Set exercise: Below is some material; set it all down exactly, apart from the pictures.

--- BEGIN ---

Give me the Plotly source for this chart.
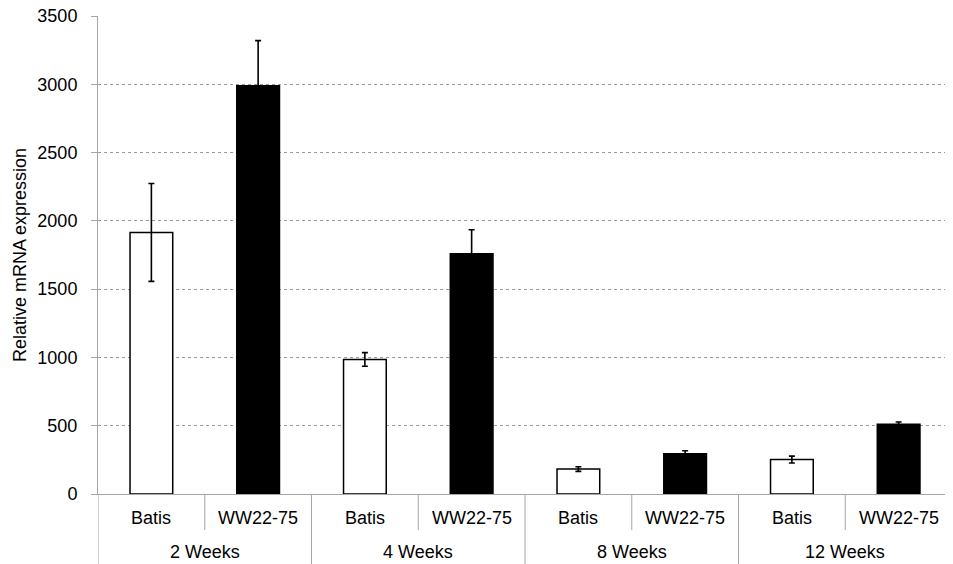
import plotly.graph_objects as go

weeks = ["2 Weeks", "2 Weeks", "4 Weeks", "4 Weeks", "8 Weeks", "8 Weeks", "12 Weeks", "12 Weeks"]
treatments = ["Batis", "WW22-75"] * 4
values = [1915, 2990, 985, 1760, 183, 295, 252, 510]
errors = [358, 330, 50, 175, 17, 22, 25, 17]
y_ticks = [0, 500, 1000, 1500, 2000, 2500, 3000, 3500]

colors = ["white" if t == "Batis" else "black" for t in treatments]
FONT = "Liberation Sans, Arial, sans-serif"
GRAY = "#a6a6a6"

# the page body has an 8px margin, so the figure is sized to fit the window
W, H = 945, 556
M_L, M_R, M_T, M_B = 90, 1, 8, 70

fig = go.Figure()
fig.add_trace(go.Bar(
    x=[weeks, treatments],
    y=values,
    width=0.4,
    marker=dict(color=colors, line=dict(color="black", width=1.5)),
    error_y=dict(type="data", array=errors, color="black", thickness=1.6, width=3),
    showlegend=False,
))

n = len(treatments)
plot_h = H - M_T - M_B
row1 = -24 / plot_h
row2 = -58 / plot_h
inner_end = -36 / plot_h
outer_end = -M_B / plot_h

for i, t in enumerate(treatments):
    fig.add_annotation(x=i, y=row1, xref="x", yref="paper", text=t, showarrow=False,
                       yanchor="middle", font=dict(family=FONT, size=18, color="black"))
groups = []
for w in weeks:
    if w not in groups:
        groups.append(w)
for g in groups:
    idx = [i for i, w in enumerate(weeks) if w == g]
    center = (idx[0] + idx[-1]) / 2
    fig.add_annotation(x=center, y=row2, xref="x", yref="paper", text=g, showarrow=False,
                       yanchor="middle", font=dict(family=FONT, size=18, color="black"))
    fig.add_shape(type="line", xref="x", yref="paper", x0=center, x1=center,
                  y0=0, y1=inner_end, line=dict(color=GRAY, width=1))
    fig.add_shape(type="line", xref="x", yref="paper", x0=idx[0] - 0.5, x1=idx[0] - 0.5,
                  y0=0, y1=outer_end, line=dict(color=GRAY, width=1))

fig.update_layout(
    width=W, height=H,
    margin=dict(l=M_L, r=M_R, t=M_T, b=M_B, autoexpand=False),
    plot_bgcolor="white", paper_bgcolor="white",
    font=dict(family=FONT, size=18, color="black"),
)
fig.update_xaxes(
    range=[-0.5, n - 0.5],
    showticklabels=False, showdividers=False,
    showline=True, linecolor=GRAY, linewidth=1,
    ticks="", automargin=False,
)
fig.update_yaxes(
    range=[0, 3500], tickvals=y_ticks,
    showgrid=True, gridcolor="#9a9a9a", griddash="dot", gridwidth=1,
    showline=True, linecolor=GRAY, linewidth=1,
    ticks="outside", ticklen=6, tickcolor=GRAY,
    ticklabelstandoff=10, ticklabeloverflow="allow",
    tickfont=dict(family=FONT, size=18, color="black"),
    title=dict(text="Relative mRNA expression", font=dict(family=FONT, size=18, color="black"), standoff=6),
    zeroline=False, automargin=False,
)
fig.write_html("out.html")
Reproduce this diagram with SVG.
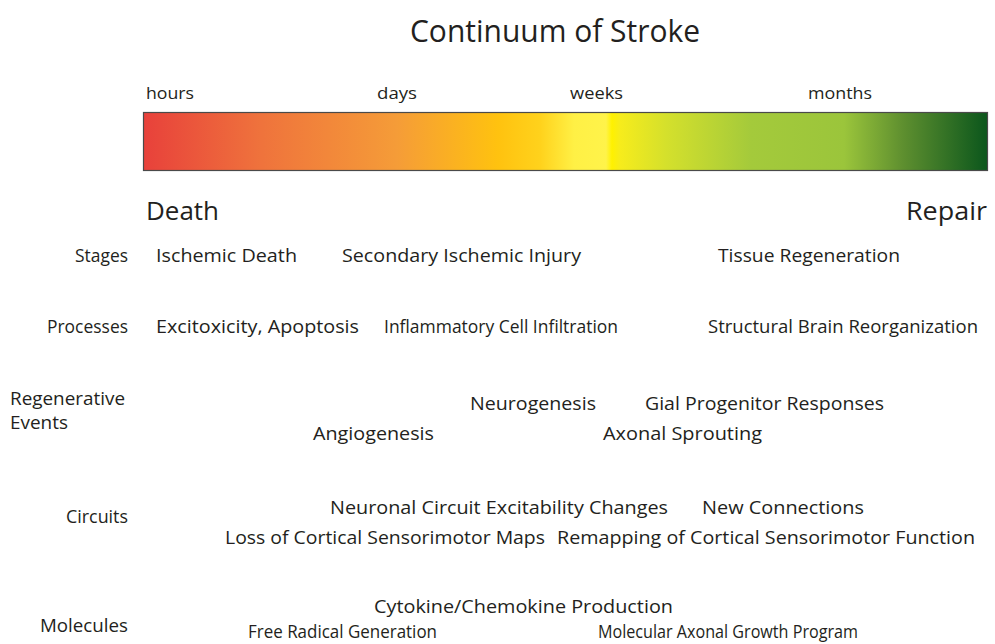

--- END ---

Solution:
Give me the Plotly source for this chart.
import plotly.graph_objects as go

weeks = ["2 Weeks", "2 Weeks", "4 Weeks", "4 Weeks", "8 Weeks", "8 Weeks", "12 Weeks", "12 Weeks"]
treatments = ["Batis", "WW22-75"] * 4
values = [1915, 2990, 985, 1760, 183, 295, 252, 510]
errors = [358, 330, 50, 175, 17, 22, 25, 17]
y_ticks = [0, 500, 1000, 1500, 2000, 2500, 3000, 3500]

colors = ["white" if t == "Batis" else "black" for t in treatments]
FONT = "Liberation Sans, Arial, sans-serif"
GRAY = "#a6a6a6"

# the page body has an 8px margin, so the figure is sized to fit the window
W, H = 945, 556
M_L, M_R, M_T, M_B = 90, 1, 8, 70

fig = go.Figure()
fig.add_trace(go.Bar(
    x=[weeks, treatments],
    y=values,
    width=0.4,
    marker=dict(color=colors, line=dict(color="black", width=1.5)),
    error_y=dict(type="data", array=errors, color="black", thickness=1.6, width=3),
    showlegend=False,
))

n = len(treatments)
plot_h = H - M_T - M_B
row1 = -24 / plot_h
row2 = -58 / plot_h
inner_end = -36 / plot_h
outer_end = -M_B / plot_h

for i, t in enumerate(treatments):
    fig.add_annotation(x=i, y=row1, xref="x", yref="paper", text=t, showarrow=False,
                       yanchor="middle", font=dict(family=FONT, size=18, color="black"))
groups = []
for w in weeks:
    if w not in groups:
        groups.append(w)
for g in groups:
    idx = [i for i, w in enumerate(weeks) if w == g]
    center = (idx[0] + idx[-1]) / 2
    fig.add_annotation(x=center, y=row2, xref="x", yref="paper", text=g, showarrow=False,
                       yanchor="middle", font=dict(family=FONT, size=18, color="black"))
    fig.add_shape(type="line", xref="x", yref="paper", x0=center, x1=center,
                  y0=0, y1=inner_end, line=dict(color=GRAY, width=1))
    fig.add_shape(type="line", xref="x", yref="paper", x0=idx[0] - 0.5, x1=idx[0] - 0.5,
                  y0=0, y1=outer_end, line=dict(color=GRAY, width=1))

fig.update_layout(
    width=W, height=H,
    margin=dict(l=M_L, r=M_R, t=M_T, b=M_B, autoexpand=False),
    plot_bgcolor="white", paper_bgcolor="white",
    font=dict(family=FONT, size=18, color="black"),
)
fig.update_xaxes(
    range=[-0.5, n - 0.5],
    showticklabels=False, showdividers=False,
    showline=True, linecolor=GRAY, linewidth=1,
    ticks="", automargin=False,
)
fig.update_yaxes(
    range=[0, 3500], tickvals=y_ticks,
    showgrid=True, gridcolor="#9a9a9a", griddash="dot", gridwidth=1,
    showline=True, linecolor=GRAY, linewidth=1,
    ticks="outside", ticklen=6, tickcolor=GRAY,
    ticklabelstandoff=10, ticklabeloverflow="allow",
    tickfont=dict(family=FONT, size=18, color="black"),
    title=dict(text="Relative mRNA expression", font=dict(family=FONT, size=18, color="black"), standoff=6),
    zeroline=False, automargin=False,
)
fig.write_html("out.html")
Reproduce this diagram with SVG.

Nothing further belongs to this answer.